■ PROBLEM STATEMENT
For each line of the data below that holds "this", copy the line.

** start of DATA SECTION **

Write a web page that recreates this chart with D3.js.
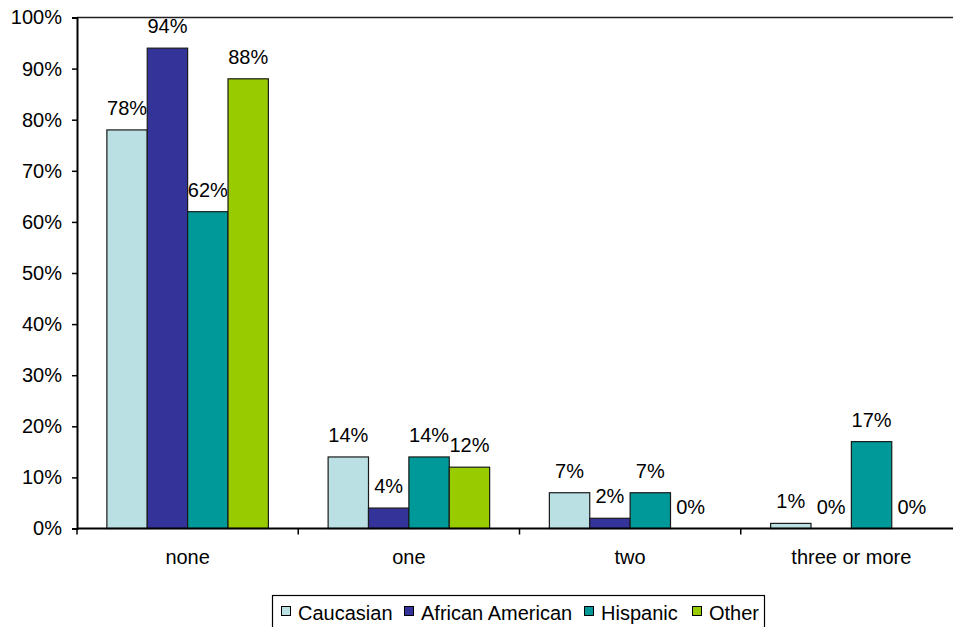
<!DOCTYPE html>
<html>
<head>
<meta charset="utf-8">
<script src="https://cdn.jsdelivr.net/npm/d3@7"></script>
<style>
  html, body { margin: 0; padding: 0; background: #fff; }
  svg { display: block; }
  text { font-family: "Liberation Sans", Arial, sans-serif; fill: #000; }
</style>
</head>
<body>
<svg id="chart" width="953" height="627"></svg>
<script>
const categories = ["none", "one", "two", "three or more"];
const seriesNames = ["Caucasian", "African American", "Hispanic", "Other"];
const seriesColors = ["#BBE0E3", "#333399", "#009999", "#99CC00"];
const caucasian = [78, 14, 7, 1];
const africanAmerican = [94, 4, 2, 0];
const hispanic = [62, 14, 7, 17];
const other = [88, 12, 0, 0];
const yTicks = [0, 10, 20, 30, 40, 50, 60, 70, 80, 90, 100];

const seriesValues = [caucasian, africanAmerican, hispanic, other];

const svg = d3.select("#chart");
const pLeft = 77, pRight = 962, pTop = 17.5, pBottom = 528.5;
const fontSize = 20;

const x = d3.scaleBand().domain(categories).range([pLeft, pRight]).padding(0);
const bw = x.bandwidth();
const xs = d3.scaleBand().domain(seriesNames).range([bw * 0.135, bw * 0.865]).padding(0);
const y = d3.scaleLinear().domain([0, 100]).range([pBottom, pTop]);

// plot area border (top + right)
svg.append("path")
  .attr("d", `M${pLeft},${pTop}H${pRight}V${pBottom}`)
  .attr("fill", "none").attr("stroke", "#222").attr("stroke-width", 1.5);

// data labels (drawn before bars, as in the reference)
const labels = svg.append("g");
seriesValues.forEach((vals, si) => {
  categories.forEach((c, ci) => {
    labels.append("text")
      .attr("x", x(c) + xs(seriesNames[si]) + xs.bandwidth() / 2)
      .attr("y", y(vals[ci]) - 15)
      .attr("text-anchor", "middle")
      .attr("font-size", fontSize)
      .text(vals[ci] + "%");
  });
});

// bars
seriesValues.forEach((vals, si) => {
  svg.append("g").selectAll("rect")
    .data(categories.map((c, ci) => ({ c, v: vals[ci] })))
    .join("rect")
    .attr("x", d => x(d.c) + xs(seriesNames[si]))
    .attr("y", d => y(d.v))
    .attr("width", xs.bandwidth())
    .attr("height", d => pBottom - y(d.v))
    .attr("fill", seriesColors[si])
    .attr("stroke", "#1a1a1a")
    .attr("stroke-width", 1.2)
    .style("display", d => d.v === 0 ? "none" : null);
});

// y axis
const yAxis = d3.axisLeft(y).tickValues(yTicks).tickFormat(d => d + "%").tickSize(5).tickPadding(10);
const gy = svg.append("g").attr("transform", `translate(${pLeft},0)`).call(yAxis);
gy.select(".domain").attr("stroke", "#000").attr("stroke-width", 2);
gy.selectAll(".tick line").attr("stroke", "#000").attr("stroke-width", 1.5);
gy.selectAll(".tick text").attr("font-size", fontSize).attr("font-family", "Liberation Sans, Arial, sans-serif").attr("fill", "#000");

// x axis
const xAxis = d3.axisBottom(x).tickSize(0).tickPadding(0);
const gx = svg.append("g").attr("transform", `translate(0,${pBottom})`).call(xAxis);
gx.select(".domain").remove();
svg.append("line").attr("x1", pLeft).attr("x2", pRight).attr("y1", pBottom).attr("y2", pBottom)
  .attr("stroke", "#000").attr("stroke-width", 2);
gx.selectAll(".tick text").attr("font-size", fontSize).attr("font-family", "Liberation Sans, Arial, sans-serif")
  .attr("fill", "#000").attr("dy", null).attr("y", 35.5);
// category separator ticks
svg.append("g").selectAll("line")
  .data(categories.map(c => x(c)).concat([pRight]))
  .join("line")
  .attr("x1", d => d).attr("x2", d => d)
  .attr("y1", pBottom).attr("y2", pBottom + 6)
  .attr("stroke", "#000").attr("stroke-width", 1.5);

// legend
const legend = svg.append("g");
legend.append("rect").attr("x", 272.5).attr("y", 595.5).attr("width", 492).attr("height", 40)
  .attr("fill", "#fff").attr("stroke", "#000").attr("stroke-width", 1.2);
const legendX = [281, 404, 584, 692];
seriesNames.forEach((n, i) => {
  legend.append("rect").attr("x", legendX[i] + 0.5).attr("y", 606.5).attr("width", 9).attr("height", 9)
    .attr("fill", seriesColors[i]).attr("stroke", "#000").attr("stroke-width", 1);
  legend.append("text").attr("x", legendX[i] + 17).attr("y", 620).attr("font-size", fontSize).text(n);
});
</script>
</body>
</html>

** end of DATA SECTION **
** start of DATA SECTION **

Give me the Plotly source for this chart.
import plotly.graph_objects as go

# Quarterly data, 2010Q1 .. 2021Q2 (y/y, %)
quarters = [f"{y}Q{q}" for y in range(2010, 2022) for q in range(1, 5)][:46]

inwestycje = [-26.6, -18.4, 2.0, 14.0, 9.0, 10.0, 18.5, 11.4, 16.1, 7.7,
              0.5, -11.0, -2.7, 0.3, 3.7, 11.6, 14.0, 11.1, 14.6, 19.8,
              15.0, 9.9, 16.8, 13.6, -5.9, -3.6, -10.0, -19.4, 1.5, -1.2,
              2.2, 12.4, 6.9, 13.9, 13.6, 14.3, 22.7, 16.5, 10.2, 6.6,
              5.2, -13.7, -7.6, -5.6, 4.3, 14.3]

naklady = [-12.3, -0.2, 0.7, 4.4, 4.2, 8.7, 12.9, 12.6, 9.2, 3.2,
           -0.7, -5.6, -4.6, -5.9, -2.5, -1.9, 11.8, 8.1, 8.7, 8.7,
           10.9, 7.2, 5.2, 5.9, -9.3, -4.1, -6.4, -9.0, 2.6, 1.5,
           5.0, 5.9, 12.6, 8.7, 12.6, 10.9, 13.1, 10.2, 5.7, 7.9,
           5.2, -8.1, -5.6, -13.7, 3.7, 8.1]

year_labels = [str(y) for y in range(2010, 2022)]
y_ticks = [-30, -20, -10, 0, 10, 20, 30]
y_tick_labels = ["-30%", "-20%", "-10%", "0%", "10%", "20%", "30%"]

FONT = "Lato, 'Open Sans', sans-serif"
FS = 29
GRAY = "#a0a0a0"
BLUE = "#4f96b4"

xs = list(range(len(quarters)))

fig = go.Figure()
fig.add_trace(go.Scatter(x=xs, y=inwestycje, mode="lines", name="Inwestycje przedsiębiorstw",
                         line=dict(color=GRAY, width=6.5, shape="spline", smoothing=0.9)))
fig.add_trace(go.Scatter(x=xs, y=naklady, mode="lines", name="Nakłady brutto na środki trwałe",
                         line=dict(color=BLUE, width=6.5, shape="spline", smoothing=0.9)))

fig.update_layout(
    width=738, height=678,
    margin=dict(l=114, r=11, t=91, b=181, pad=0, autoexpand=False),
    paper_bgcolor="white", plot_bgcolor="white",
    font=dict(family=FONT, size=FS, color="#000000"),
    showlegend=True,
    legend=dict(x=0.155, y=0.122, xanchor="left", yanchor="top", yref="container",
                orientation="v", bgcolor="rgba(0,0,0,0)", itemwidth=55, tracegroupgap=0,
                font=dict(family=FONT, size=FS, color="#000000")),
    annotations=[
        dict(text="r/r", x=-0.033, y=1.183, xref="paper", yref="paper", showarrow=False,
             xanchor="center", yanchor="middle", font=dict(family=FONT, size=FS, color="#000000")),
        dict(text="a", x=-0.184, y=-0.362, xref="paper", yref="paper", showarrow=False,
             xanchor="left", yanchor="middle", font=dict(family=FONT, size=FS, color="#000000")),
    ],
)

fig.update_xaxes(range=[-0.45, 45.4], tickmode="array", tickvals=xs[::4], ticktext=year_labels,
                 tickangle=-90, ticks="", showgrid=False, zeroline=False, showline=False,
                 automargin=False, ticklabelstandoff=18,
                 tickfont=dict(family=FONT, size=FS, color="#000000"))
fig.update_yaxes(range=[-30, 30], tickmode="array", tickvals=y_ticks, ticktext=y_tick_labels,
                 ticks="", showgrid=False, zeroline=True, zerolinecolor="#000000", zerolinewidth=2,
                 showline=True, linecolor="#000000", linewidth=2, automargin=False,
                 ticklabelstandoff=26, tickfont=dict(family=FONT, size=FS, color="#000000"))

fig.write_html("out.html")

** end of DATA SECTION **
** start of DATA SECTION **

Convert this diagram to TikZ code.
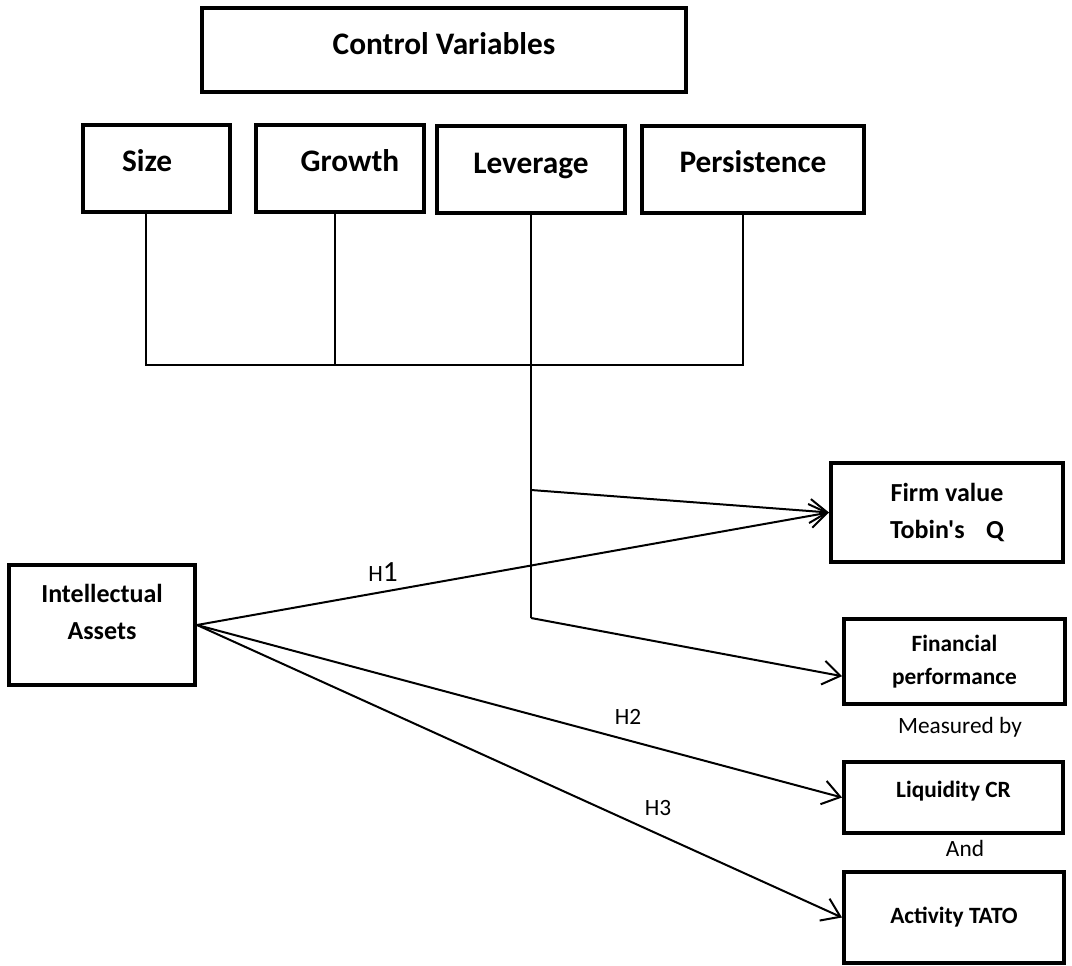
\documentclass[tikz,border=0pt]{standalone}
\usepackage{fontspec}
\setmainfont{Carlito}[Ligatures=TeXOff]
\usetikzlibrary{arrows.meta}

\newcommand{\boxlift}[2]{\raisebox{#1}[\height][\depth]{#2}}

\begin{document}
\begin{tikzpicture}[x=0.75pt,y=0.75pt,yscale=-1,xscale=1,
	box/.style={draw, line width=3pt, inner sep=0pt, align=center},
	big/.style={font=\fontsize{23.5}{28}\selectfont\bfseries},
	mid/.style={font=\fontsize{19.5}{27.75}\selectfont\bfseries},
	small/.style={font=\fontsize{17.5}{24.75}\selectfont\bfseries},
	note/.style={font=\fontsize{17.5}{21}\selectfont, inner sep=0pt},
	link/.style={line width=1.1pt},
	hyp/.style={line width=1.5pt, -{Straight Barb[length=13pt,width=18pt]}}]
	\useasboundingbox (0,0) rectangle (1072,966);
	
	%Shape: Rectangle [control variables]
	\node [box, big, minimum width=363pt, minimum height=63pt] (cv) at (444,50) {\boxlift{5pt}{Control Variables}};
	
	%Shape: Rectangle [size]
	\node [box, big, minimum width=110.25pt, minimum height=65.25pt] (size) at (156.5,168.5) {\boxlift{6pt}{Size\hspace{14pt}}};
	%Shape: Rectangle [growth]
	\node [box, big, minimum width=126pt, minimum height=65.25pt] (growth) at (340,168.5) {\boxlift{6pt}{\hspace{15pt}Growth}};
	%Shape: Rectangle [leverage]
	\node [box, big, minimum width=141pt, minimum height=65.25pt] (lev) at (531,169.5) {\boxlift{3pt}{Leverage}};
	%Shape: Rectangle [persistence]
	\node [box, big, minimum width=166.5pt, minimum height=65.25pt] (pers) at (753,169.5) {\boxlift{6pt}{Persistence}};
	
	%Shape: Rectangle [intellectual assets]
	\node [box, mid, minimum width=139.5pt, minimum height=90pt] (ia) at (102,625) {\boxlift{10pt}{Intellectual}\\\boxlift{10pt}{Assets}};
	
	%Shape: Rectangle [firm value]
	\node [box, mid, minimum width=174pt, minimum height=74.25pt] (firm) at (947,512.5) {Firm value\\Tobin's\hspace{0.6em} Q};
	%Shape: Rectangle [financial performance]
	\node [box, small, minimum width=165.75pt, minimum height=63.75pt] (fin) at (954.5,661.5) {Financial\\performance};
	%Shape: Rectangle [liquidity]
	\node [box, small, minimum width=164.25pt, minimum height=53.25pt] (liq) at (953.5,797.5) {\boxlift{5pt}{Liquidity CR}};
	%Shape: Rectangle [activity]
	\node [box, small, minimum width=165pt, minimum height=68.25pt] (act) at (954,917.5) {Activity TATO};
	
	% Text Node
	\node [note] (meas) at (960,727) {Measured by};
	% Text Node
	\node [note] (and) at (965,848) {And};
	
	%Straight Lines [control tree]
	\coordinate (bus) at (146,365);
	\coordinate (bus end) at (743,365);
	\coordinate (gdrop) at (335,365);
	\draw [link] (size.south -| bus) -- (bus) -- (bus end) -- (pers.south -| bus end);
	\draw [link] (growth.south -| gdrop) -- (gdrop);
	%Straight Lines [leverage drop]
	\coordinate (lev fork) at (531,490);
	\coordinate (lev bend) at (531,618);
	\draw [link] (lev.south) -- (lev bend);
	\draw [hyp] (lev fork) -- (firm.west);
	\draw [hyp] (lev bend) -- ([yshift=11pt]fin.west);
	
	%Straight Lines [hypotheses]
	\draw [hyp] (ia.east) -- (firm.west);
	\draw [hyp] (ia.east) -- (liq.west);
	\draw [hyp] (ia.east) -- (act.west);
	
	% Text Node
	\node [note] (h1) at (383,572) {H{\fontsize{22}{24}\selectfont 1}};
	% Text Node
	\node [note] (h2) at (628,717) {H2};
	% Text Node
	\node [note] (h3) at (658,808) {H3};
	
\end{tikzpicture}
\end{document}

** end of DATA SECTION **

■ WRITTEN SOLUTION
Write a web page that recreates this chart with D3.js.
Give me the Plotly source for this chart.
Convert this diagram to TikZ code.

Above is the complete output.